- [Task prompt]: Scan the listing below. Report each line that includes "this".
^^^^^^^^^^^^^^^^
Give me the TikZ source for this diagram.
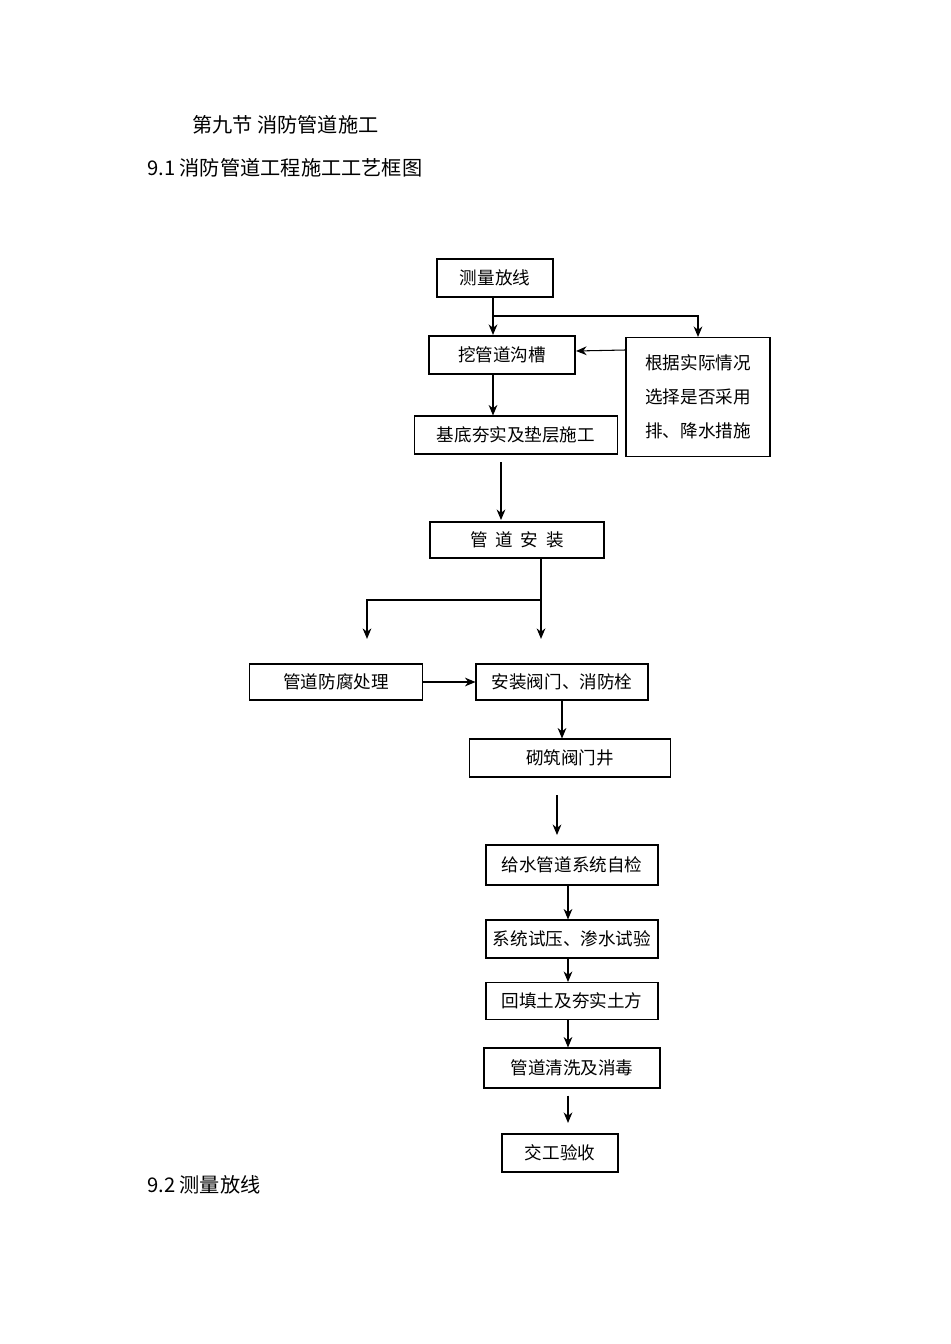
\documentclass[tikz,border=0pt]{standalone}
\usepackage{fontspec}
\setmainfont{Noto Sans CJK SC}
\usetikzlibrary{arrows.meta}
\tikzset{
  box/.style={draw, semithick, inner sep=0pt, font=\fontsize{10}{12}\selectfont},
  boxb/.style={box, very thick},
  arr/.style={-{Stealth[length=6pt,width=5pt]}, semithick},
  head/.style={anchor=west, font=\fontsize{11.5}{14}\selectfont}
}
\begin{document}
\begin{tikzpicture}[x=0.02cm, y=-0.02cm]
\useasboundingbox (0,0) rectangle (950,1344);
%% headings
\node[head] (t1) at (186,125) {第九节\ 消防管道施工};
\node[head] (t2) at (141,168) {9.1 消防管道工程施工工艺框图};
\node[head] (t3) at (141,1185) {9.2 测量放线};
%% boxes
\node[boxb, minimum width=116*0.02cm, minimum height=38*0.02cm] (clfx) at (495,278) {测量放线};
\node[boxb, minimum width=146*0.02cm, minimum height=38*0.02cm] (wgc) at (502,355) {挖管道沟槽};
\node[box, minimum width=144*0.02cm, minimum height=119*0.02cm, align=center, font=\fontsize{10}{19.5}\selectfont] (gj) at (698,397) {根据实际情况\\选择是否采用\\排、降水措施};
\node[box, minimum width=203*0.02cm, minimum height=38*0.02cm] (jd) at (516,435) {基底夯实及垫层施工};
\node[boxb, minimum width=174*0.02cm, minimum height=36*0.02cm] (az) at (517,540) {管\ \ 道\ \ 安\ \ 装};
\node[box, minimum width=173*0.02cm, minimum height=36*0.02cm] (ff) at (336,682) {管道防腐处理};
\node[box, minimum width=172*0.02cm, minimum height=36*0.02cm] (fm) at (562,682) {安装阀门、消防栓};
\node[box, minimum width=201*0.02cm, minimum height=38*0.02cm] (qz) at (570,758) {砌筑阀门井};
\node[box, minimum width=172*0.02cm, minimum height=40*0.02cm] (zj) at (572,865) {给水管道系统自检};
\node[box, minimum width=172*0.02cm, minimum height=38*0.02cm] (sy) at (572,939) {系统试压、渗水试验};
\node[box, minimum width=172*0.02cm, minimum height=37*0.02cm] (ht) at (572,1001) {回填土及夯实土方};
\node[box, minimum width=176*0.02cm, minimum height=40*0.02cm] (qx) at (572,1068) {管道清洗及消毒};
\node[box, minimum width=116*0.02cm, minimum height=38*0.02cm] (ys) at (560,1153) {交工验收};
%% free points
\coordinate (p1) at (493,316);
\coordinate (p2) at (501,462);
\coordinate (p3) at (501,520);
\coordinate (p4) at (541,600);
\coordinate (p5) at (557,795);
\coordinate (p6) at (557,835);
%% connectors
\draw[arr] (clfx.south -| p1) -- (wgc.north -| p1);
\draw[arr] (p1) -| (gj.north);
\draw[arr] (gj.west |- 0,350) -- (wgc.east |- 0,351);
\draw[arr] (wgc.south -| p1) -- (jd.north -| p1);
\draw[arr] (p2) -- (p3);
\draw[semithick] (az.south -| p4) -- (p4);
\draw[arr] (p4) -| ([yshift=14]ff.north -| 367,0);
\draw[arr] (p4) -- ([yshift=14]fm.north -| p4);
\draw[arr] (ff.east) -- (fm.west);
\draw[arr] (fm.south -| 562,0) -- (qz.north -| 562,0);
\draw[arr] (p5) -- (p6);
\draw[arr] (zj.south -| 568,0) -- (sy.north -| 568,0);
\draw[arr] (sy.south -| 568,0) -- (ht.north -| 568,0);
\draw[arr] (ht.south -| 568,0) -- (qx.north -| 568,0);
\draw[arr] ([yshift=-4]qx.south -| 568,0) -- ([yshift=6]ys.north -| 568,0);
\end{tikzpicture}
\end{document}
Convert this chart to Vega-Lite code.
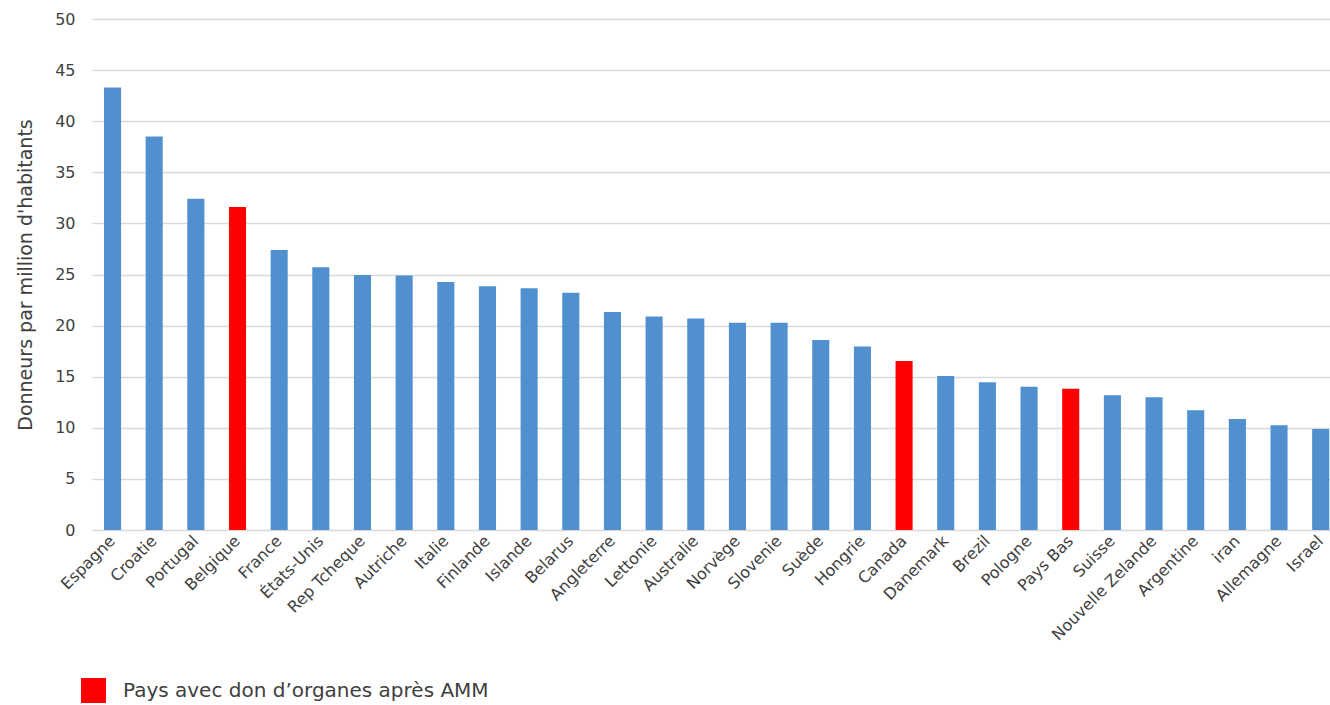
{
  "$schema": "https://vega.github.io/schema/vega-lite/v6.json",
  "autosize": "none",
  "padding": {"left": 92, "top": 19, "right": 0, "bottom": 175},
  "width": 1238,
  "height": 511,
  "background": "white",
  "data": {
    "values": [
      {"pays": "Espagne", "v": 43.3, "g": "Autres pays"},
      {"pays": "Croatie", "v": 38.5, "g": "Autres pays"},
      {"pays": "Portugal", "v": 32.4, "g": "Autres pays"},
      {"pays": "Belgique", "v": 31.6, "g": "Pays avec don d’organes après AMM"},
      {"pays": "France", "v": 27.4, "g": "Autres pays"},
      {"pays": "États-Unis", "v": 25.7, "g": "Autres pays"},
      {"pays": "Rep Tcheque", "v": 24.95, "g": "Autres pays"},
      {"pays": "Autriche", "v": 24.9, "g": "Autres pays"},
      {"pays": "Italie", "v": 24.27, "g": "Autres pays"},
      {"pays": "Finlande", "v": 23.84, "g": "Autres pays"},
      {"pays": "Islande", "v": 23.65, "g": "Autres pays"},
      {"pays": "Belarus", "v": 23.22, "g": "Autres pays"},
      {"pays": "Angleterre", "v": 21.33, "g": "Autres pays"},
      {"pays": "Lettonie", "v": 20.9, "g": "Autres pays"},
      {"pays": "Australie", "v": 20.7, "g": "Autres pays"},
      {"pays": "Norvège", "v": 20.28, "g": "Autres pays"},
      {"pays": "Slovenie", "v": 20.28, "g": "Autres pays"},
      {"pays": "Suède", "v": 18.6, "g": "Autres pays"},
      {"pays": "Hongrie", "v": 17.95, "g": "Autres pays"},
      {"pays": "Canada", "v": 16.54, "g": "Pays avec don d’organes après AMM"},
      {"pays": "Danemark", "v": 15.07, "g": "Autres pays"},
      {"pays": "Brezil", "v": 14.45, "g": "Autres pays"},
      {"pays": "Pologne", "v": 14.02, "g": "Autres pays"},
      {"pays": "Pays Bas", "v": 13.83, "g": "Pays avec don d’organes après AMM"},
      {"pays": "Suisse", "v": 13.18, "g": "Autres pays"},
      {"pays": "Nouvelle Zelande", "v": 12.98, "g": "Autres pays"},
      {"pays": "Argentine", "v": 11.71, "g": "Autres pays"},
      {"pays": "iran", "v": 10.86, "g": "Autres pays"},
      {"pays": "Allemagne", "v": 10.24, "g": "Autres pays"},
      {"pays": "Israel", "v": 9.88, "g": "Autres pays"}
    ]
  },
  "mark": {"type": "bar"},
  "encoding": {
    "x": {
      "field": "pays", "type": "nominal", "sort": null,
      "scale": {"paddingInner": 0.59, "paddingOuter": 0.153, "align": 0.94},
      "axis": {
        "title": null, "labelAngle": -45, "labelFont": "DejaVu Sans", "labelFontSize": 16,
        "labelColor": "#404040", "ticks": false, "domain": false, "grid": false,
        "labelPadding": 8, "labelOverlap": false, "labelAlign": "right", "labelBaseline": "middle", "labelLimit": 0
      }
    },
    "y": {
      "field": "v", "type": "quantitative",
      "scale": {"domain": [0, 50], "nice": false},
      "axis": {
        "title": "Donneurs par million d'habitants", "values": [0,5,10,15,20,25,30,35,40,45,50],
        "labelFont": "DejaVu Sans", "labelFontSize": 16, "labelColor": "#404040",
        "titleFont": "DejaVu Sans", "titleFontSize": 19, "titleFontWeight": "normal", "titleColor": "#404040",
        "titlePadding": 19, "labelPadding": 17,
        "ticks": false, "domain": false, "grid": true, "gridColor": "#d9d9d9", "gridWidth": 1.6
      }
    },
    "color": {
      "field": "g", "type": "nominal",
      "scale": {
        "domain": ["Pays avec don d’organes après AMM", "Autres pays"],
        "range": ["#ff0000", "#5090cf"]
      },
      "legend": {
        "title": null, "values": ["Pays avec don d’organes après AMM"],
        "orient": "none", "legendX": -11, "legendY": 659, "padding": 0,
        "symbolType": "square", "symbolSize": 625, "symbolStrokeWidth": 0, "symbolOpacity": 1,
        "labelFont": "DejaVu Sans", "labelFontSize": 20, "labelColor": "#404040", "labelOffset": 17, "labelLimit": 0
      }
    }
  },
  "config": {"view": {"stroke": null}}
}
^^^^^^^^^^^^^^^^
- [Exercise response]:
Give me the TikZ source for this diagram.
Convert this chart to Vega-Lite code.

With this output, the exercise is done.